Silvia Dall’Angelo, Senior Economist:
“The Bank of England has adopted a wait-and-see mode in the face of recent negative data on growth and inflation.
“At its previous monetary policy meetings in February and March, the Bank sounded quite hawkish, hinting at a follow through to the November hike to take place as early as in May. However, recent disappointing economic data progressively reduced the chances of a move today, and GDP statistics last week (showing that economic activity almost stalled in Q1) were probably the nail in the coffin of an imminent rate hike.

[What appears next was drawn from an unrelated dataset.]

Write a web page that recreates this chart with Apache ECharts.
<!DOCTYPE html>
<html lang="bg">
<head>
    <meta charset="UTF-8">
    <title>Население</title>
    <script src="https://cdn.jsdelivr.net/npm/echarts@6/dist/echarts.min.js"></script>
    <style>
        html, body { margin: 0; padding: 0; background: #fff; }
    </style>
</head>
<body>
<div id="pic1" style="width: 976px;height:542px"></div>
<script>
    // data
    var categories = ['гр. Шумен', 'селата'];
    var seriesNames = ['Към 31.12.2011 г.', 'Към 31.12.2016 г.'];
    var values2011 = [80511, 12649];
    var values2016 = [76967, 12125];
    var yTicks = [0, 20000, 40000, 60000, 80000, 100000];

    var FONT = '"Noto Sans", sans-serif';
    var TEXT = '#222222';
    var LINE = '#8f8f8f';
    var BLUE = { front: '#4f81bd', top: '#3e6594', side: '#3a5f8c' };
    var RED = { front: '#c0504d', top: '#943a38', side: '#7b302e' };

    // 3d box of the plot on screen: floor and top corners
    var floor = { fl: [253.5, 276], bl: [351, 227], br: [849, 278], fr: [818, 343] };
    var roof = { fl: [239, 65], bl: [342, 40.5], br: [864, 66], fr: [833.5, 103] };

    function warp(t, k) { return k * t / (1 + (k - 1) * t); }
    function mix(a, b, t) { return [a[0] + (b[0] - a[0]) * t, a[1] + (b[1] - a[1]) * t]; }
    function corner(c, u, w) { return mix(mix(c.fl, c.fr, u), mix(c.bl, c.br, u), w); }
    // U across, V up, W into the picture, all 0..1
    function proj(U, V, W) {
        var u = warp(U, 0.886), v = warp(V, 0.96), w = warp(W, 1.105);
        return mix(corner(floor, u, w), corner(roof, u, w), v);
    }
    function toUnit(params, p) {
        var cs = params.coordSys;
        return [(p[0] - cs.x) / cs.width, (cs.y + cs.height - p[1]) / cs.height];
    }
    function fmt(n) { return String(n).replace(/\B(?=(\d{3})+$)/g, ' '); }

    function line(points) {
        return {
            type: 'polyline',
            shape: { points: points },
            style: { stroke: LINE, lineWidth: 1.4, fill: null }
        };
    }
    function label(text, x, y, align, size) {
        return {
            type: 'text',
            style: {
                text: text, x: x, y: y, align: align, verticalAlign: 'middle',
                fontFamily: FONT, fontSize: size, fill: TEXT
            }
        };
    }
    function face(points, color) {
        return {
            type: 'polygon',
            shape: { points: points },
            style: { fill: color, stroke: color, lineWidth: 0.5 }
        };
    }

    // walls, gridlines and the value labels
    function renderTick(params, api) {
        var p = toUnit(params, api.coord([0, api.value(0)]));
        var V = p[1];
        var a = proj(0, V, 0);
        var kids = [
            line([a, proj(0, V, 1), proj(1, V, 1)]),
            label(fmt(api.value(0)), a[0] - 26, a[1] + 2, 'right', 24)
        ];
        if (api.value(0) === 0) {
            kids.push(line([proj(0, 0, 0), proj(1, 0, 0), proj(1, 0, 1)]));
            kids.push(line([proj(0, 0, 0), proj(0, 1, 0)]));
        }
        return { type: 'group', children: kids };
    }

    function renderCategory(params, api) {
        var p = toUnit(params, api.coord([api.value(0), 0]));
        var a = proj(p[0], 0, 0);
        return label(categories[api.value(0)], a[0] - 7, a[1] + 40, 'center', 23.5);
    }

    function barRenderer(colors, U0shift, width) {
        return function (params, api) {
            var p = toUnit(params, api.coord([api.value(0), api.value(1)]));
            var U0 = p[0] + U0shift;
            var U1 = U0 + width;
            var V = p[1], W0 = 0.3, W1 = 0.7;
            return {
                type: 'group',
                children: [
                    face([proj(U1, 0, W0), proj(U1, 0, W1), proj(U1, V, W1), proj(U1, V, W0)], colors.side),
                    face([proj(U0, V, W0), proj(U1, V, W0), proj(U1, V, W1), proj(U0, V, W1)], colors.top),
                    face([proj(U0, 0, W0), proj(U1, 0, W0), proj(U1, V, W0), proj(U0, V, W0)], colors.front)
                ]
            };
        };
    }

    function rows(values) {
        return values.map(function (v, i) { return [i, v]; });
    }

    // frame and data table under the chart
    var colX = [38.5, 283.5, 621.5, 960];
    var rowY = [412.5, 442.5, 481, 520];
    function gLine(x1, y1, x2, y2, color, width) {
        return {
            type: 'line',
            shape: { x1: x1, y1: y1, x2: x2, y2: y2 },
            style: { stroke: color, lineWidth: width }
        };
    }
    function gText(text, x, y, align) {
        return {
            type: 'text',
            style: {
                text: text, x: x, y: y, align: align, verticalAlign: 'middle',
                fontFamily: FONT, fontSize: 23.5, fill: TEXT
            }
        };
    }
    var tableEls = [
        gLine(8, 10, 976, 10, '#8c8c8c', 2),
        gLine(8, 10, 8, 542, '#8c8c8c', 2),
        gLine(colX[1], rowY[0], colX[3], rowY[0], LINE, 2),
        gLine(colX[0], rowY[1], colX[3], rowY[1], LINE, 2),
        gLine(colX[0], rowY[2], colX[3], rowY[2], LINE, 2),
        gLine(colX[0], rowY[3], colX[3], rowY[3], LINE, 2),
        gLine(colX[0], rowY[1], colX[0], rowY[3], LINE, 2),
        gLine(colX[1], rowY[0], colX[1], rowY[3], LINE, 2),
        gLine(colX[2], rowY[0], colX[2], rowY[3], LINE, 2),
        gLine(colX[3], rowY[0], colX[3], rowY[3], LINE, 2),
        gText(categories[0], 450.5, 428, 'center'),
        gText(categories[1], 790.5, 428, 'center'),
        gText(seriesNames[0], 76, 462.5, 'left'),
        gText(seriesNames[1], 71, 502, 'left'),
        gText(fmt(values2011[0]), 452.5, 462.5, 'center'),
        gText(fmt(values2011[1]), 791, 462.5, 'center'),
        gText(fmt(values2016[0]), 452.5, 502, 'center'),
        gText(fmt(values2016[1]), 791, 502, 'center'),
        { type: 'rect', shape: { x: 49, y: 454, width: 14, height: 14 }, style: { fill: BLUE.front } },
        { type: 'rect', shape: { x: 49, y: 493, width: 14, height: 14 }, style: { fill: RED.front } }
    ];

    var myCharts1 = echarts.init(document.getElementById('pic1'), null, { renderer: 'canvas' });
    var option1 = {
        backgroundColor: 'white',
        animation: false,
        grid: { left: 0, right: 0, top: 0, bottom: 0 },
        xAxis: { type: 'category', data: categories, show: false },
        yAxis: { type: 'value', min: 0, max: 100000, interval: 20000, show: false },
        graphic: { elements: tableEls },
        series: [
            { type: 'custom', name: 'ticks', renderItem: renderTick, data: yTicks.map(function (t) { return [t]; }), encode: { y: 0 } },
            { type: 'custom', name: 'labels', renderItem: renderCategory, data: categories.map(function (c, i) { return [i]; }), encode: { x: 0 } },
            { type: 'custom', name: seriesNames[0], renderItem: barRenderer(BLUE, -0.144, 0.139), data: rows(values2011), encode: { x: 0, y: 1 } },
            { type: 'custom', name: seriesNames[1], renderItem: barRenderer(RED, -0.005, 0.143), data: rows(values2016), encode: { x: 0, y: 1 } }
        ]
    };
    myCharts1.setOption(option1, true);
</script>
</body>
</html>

“The opportunity window for further rate hikes may have closed for the Bank of England, as it is now dealing with at least three challenges. Domestically, April surveys on economic activity (the services PMI, notably) pointed to a sluggish rebound from the weather-related weakness in March, suggesting that a more fundamental slowdown might be in place, particularly affecting the consumer. External developments might also play havoc with the outlook as protectionist risks are still brewing in the background. Most importantly, Brexit is still the main source of uncertainty for the economic outlook and related risks have not receded. The Irish border issue has not been solved yet, jeopardising the chances of reaching a withdrawal agreement in October. Moreover, as the discussion on the opportunity of a customs union with the EU is dividing the UK Cabinet, there is still no clarity on the terms of the arrangement that will eventually regulate the relationship with the EU.”